Records contained in a dataset:

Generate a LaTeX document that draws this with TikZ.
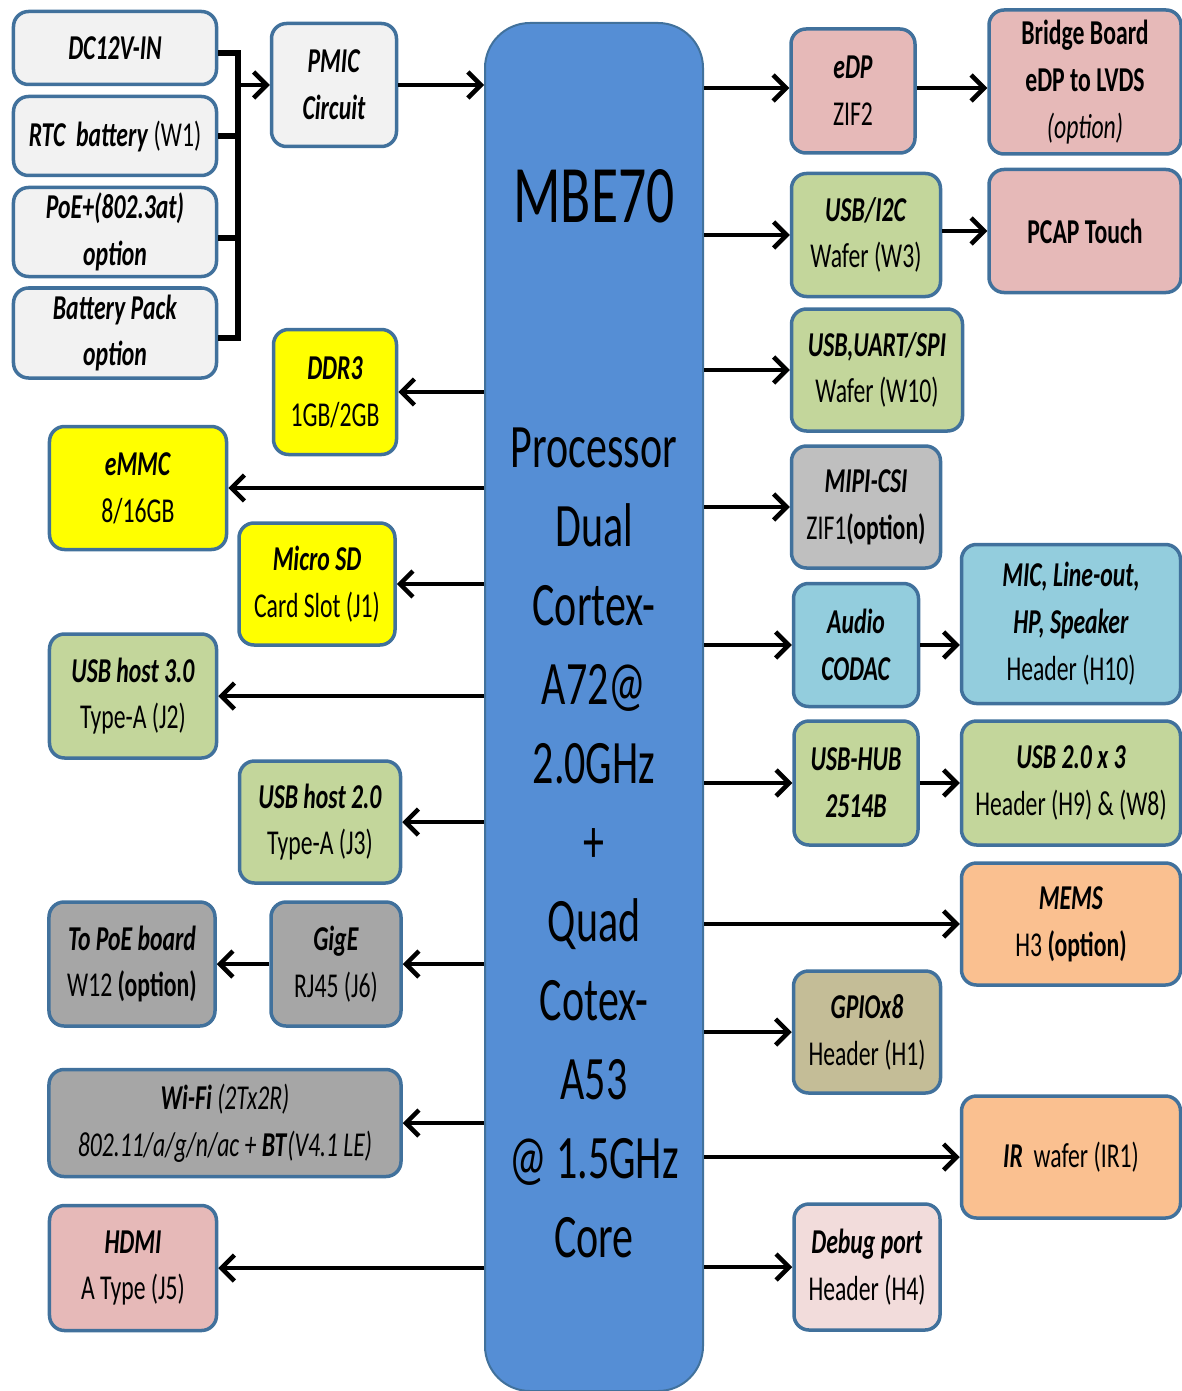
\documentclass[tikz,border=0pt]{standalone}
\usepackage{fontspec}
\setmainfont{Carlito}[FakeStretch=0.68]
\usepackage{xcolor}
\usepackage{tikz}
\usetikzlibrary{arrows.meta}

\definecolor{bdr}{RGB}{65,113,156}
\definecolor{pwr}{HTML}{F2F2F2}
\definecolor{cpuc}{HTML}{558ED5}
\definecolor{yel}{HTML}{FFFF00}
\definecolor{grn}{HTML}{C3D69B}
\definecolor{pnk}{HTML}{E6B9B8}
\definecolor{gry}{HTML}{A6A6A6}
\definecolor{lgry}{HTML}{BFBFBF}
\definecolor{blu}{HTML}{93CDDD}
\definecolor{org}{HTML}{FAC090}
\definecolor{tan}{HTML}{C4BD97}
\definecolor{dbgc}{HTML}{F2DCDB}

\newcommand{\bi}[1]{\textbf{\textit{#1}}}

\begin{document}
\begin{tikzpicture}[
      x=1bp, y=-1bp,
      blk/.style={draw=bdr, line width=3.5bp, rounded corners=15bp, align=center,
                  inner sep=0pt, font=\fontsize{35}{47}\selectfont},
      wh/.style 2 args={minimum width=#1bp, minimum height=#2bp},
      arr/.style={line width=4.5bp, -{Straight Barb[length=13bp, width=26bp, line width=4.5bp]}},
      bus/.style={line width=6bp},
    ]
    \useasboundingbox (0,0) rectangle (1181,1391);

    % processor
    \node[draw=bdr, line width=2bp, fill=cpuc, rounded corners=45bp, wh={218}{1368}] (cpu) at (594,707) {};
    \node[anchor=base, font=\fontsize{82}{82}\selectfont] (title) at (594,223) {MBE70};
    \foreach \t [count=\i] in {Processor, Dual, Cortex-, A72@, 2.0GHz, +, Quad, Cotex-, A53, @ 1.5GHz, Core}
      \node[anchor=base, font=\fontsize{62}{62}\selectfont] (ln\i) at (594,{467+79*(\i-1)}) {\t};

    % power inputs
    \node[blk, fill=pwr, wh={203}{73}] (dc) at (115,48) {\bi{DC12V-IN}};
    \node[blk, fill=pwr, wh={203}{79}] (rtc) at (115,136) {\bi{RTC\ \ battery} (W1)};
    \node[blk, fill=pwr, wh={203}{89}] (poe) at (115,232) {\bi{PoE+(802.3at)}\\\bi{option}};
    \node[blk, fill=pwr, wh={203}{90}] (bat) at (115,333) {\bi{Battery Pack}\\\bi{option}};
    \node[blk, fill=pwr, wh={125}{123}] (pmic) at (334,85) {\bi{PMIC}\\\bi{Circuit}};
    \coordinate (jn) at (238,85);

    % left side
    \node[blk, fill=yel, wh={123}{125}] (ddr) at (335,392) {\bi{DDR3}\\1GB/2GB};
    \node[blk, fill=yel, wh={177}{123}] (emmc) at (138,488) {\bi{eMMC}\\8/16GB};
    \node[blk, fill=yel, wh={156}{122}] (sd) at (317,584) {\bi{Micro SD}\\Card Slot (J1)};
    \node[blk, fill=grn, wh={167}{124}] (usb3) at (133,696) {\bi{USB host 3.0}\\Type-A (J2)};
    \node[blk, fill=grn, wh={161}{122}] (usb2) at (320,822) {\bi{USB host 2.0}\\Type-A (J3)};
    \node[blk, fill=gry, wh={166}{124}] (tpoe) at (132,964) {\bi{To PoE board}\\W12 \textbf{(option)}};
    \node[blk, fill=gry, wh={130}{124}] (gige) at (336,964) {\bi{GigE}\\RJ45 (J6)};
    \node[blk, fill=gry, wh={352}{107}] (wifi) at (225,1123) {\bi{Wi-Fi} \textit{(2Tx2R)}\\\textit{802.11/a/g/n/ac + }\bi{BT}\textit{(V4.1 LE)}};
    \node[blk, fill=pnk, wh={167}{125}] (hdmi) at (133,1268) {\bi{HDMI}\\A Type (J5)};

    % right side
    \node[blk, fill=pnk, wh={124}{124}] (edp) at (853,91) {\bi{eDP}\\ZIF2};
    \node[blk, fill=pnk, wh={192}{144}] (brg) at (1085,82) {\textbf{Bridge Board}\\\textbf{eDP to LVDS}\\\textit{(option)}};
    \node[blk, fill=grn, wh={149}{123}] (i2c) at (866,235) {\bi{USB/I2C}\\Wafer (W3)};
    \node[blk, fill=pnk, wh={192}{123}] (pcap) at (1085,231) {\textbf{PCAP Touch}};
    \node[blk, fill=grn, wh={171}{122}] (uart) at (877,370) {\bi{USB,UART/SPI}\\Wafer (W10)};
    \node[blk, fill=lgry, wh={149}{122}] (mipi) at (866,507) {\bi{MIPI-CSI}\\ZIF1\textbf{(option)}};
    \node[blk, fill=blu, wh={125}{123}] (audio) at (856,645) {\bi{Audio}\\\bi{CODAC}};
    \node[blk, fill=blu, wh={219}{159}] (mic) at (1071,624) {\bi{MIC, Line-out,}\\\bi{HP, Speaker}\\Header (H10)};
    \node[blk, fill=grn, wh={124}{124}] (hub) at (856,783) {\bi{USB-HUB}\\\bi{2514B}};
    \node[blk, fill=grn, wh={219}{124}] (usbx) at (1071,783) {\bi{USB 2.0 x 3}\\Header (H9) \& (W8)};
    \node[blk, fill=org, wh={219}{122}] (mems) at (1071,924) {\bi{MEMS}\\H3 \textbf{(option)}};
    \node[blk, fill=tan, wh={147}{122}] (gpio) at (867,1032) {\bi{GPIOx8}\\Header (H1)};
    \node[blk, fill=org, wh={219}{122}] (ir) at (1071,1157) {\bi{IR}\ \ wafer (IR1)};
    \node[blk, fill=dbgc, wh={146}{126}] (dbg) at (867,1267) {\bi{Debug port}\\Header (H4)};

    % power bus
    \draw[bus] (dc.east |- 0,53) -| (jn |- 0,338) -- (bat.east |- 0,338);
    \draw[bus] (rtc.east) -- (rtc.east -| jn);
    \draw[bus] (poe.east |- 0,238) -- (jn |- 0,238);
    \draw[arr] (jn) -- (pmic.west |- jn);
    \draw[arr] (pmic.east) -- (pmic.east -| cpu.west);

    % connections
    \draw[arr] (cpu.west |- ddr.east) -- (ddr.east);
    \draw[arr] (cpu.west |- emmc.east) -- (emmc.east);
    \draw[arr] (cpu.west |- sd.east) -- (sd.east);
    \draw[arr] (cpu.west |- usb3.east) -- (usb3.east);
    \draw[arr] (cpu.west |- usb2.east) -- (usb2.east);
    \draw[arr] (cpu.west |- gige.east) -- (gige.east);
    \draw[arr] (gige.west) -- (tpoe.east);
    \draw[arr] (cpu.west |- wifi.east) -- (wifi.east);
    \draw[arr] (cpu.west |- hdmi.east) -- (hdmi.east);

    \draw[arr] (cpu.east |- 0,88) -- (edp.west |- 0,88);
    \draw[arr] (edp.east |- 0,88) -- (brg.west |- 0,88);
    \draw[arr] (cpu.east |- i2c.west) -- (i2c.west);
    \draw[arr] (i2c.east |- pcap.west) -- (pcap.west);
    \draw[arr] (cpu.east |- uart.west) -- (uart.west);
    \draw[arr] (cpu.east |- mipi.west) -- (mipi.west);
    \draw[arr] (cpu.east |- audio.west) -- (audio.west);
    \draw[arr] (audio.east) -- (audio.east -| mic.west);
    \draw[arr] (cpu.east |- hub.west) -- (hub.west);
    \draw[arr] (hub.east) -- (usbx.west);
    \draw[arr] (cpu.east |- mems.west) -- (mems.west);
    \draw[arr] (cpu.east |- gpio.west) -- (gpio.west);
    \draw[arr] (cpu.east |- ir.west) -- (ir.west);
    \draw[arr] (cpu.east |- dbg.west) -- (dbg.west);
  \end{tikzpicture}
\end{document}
--
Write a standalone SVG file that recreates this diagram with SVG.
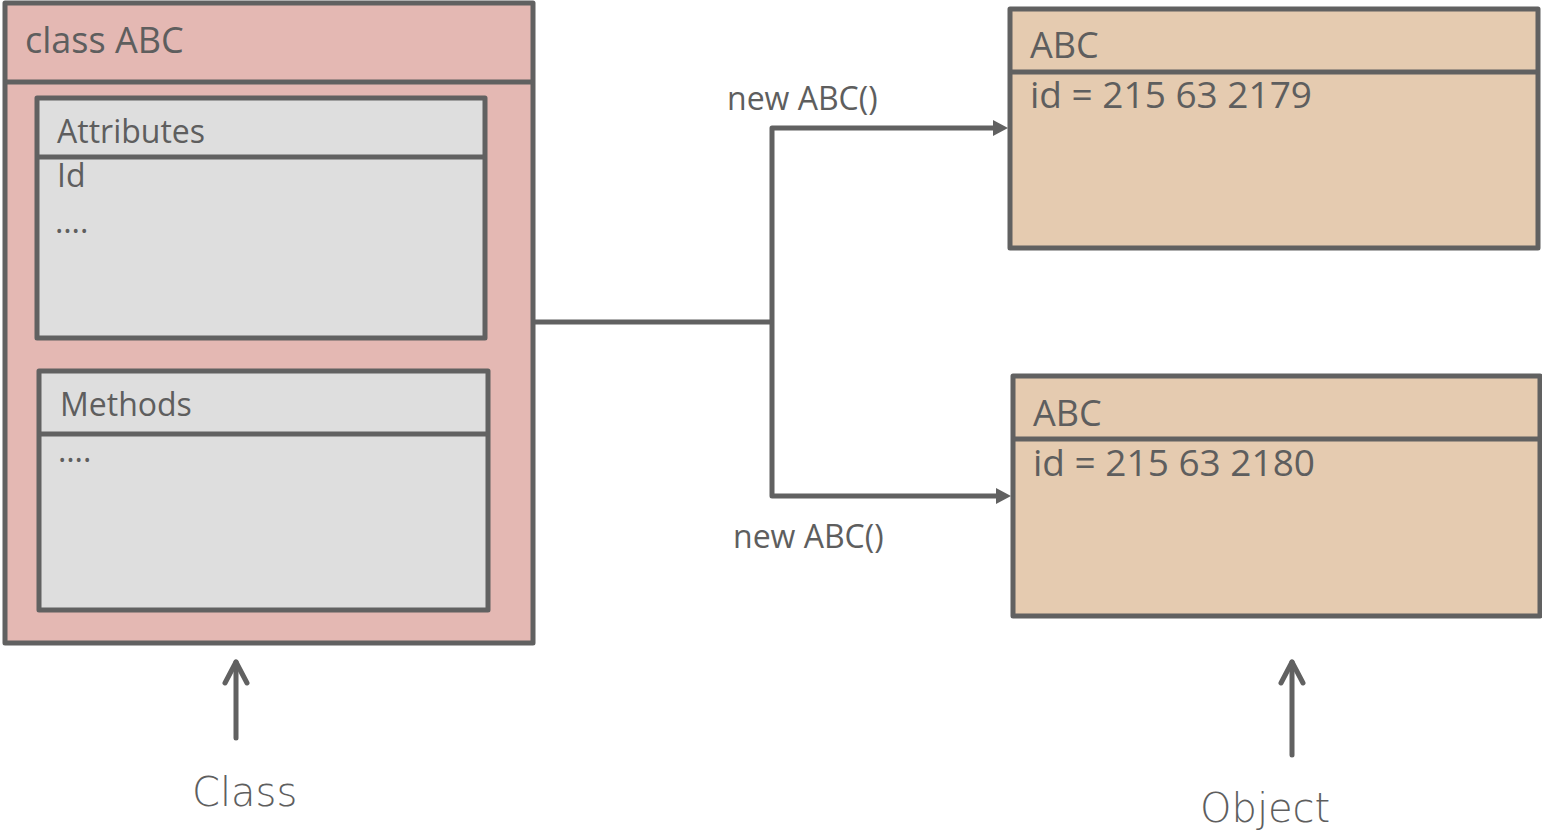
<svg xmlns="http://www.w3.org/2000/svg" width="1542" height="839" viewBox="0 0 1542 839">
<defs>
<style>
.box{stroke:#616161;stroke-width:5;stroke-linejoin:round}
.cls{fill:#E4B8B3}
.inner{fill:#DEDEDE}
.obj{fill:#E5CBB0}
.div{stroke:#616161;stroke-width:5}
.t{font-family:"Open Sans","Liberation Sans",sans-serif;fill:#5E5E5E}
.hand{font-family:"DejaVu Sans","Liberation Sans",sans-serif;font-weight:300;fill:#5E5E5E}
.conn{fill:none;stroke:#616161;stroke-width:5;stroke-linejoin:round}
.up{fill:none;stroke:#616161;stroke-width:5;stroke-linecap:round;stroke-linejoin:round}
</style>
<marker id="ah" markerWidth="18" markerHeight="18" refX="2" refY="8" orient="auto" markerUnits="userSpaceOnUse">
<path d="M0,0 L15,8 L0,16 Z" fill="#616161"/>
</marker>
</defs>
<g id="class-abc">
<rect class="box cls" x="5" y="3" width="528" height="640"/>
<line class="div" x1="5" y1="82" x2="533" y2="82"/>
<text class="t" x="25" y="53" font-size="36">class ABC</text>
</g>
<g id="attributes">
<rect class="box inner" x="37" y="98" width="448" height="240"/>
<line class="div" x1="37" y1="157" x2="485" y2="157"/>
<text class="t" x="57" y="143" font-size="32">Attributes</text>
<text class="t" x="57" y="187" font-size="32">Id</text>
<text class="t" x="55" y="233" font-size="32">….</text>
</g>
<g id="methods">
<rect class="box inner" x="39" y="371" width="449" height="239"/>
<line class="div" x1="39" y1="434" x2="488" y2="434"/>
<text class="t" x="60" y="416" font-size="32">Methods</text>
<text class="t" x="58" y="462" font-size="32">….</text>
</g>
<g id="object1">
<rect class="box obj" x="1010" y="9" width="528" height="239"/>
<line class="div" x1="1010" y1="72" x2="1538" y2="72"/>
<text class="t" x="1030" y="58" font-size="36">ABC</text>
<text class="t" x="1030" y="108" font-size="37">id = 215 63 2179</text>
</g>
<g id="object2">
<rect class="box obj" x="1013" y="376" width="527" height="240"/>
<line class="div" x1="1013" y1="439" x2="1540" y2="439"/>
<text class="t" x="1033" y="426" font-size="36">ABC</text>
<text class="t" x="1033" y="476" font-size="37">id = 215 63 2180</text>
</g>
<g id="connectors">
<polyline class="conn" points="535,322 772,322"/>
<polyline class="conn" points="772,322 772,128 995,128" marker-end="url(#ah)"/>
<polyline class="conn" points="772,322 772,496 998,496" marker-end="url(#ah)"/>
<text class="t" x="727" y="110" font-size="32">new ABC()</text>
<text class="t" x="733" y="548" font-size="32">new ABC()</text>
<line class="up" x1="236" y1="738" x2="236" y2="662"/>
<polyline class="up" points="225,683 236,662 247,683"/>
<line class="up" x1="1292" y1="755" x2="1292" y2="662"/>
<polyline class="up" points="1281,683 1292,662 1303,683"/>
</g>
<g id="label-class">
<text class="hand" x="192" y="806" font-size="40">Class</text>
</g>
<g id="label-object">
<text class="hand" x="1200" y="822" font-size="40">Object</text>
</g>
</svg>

TASK BRIEF. Include both the line containing "Generate a LaTeX" and the line containing "(0,0) rectangle (1181,1391);" when you write out everything between them, exactly. Leave the pictures out.

COMPLETE ANSWER.
Generate a LaTeX document that draws this with TikZ.
\documentclass[tikz,border=0pt]{standalone}
\usepackage{fontspec}
\setmainfont{Carlito}[FakeStretch=0.68]
\usepackage{xcolor}
\usepackage{tikz}
\usetikzlibrary{arrows.meta}

\definecolor{bdr}{RGB}{65,113,156}
\definecolor{pwr}{HTML}{F2F2F2}
\definecolor{cpuc}{HTML}{558ED5}
\definecolor{yel}{HTML}{FFFF00}
\definecolor{grn}{HTML}{C3D69B}
\definecolor{pnk}{HTML}{E6B9B8}
\definecolor{gry}{HTML}{A6A6A6}
\definecolor{lgry}{HTML}{BFBFBF}
\definecolor{blu}{HTML}{93CDDD}
\definecolor{org}{HTML}{FAC090}
\definecolor{tan}{HTML}{C4BD97}
\definecolor{dbgc}{HTML}{F2DCDB}

\newcommand{\bi}[1]{\textbf{\textit{#1}}}

\begin{document}
\begin{tikzpicture}[
      x=1bp, y=-1bp,
      blk/.style={draw=bdr, line width=3.5bp, rounded corners=15bp, align=center,
                  inner sep=0pt, font=\fontsize{35}{47}\selectfont},
      wh/.style 2 args={minimum width=#1bp, minimum height=#2bp},
      arr/.style={line width=4.5bp, -{Straight Barb[length=13bp, width=26bp, line width=4.5bp]}},
      bus/.style={line width=6bp},
    ]
    \useasboundingbox (0,0) rectangle (1181,1391);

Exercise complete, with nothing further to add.